На первом спектакле – шла «Женщина с моря» – огромный зал «Метрополитен»[311] был переполнен. Дузе, вся прозрачная, сияющая в ореоле своей серебряной седины, вызвала сначала некоторую растерянность у публики. Но через несколько минут весь зал был покорен ею. Сбор от этого спектакля составил 30 тыс. долларов и возрастал с каждым новым спектаклем (гастроли шли в зале «Сенчёри»). Однако Дузе за каждый спектакль получала всего 6 тыс. лир (из которых еще расплачивалась с труппой) – сумму ничтожную, особенно если учесть непрерывно растущую в Америке дороговизну жизни. Подписанный ею контракт включал такие условия, которые обеспечивали труппе вознаграждение даже в том случае, если бы Дузе умерла по дороге в Америку.

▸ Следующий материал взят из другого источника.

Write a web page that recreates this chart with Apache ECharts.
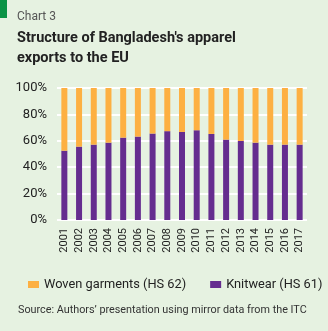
<!DOCTYPE html>
<html><head><meta charset="utf-8">
<script src="https://cdn.jsdelivr.net/npm/echarts@6/dist/echarts.min.js"></script>
<style>html,body{margin:0;padding:0;background:#e6f2e1;}#c{width:328px;height:331px;}</style>
</head><body><div id="c"></div>
<script>
const years = ['2001','2002','2003','2004','2005','2006','2007','2008','2009','2010','2011','2012','2013','2014','2015','2016','2017'];
const knitwear = [52.5,55.6,57.1,58.6,62.4,63.2,65.5,67.3,66.7,68.0,65.2,60.9,59.9,58.6,57.1,57.1,57.1];
const woven = [47.5,44.4,42.9,41.4,37.6,36.8,34.5,32.7,33.3,32.0,34.8,39.1,40.1,41.4,42.9,42.9,42.9];
const yTicks = [0,20,40,60,80,100];

const chart = echarts.init(document.getElementById('c'), null, {renderer:'canvas'});
const font = 'Roboto';
chart.setOption({
  backgroundColor:'#e6f2e1',
  animation:false,
  title:[
    {text:'Chart 3', left:12, top:6, textStyle:{fontFamily:font, fontSize:12, fontWeight:'normal', color:'#555'}},
    {text:"Structure of Bangladesh's apparel\nexports to the EU", left:12, top:23, textStyle:{fontFamily:font, fontSize:14.5, fontWeight:'bold', color:'#222', lineHeight:20}}
  ],
  graphic:[
    {type:'rect', left:0, top:0, shape:{width:7, height:18}, style:{fill:'#0a9345'}},
    {type:'text', left:18, top:305, style:{text:'Source: Authors\u2019 presentation using mirror data from the ITC', font:'10.8px Roboto', fill:'#333'}}
  ],
  legend:{
    data:['Woven garments (HS 62)','Knitwear (HS 61)'],
    left:23, top:273, itemWidth:11, itemHeight:7, itemGap:24, icon:'rect',
    textStyle:{fontFamily:font, fontSize:12.8, color:'#222'}
  },
  grid:{left:57, right:21, top:88, bottom:111},
  xAxis:{
    type:'category', data:years,
    axisLine:{show:false}, axisTick:{show:false},
    axisLabel:{rotate:90, interval:0, fontFamily:font, fontSize:11, color:'#222', margin:8}
  },
  yAxis:{
    type:'value', min:0, max:100, interval:20,
    axisLabel:{formatter: v => yTicks.includes(v) ? v+'%' : '', fontFamily:font, fontSize:13, color:'#222', margin:10},
    splitLine:{lineStyle:{color:'#ffffff', width:2}},
    axisLine:{show:false}, axisTick:{show:false}
  },
  series:[
    {name:'Knitwear (HS 61)', type:'bar', stack:'a', data:knitwear, barWidth:6, itemStyle:{color:'#652d8f'}},
    {name:'Woven garments (HS 62)', type:'bar', stack:'a', data:woven, barWidth:6, itemStyle:{color:'#fdb042'}}
  ]
});
</script></body></html>
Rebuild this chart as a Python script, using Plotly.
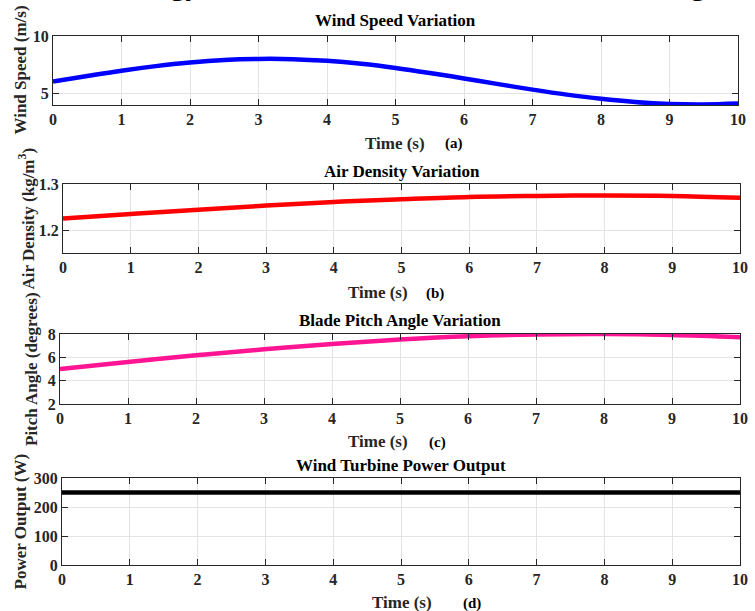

19 ноября 1923 года гастролировавший в это время в Нью– Йорке Московский Художественный театр показал в честь Элеоноры Дузе свой спектакль «Братья Карамазовы». На следующий день О. Л. Книппер-Чехова посетила Дузе, о чем рассказала в своем письме, посланном 21 ноября труппе МХАТ[312]. «Элеонора Дузе, – писала Книппер-Чехова, – просила меня передать всем участникам вчерашнего спектакля „Карамазовых“ свой привет, русский поклон (причем поклонилась, трогая пол рукой) и благодарность за чудесный вечер. Она взволнованно говорила о Достоевском, который душу человеческую опускает на дно, поднимает на небо и ищет бога в аду… Большое впечатление произвел на нее кошмар Ивана и чистая страсть Мити и Грушеньки в сцене „Мокрое“. Говорила взволнованно о серьезности нашего театра, скорбела, что сама не может играть с такой труппой. Хвалила за репертуар, за то, что нет у нас театральных пьес, таких обычных в любом европейском театре, за то, что нет у нас парижского жанра. Просила передать Константину Сергеевичу и всей труппе, что, если бы позволило здоровье, она сидела бы каждый вечер у нас, что вчерашний вечер научил ее многому и она сегодня сидит с Достоевским и перебирает и вспоминает…»
В декабре 1923 года истек срок ее контракта с Морисом Гестом. Она не заработала денег, но зато приобрела уверенность в своих силах. Подписав контракт с другим импресарио, Дузе взяла на себя обязательство совершить турне по Америке.
Вскоре она отправилась в последнее в своей жизни путешествие, в города Чикаго, Филадельфию, Сан-Франциско, Гавану. Закончив гастроли в Гаване, она снова вернулась в Калифорнию – Лос-Анджелес, Сан-Франциско, затем играла в Детройте, Кливленде.
5 апреля 1924 года, приехав вечером на спектакль в Питтсбург, один из самых бедных и мрачных городов Америки, она из-за фатальной ошибки шофера оказалась у театра слишком рано. Двери были еще заперты, шел проливной дождь. Она почувствовала себя плохо, но все равно играла. Заключительные слова пьесы Марко Прага «Закрытая дверь»: «Одна, одна» – были последними словами, сказанными ею на сцене. На следующий день она слегла. «Сейчас я не боюсь умереть, только не оставляйте меня умирать вдали от Италии», – молила она. В пасхальный понедельник 21 апреля 1924 года, проснувшись в час ночи, она взволнованно спросила, не рассветает ли. «Надо ехать», – проговорила она и велела открыть окна. В темную комнату ворвался ледяной ветер питтсбургской ночи.
На лице ее смерть запечатлела бесконечный покой…
По указанию правительства тело великой актрисы привезли в Италию и похоронили в Азоло, «между Монтелло и Траппа[313]», как она хотела.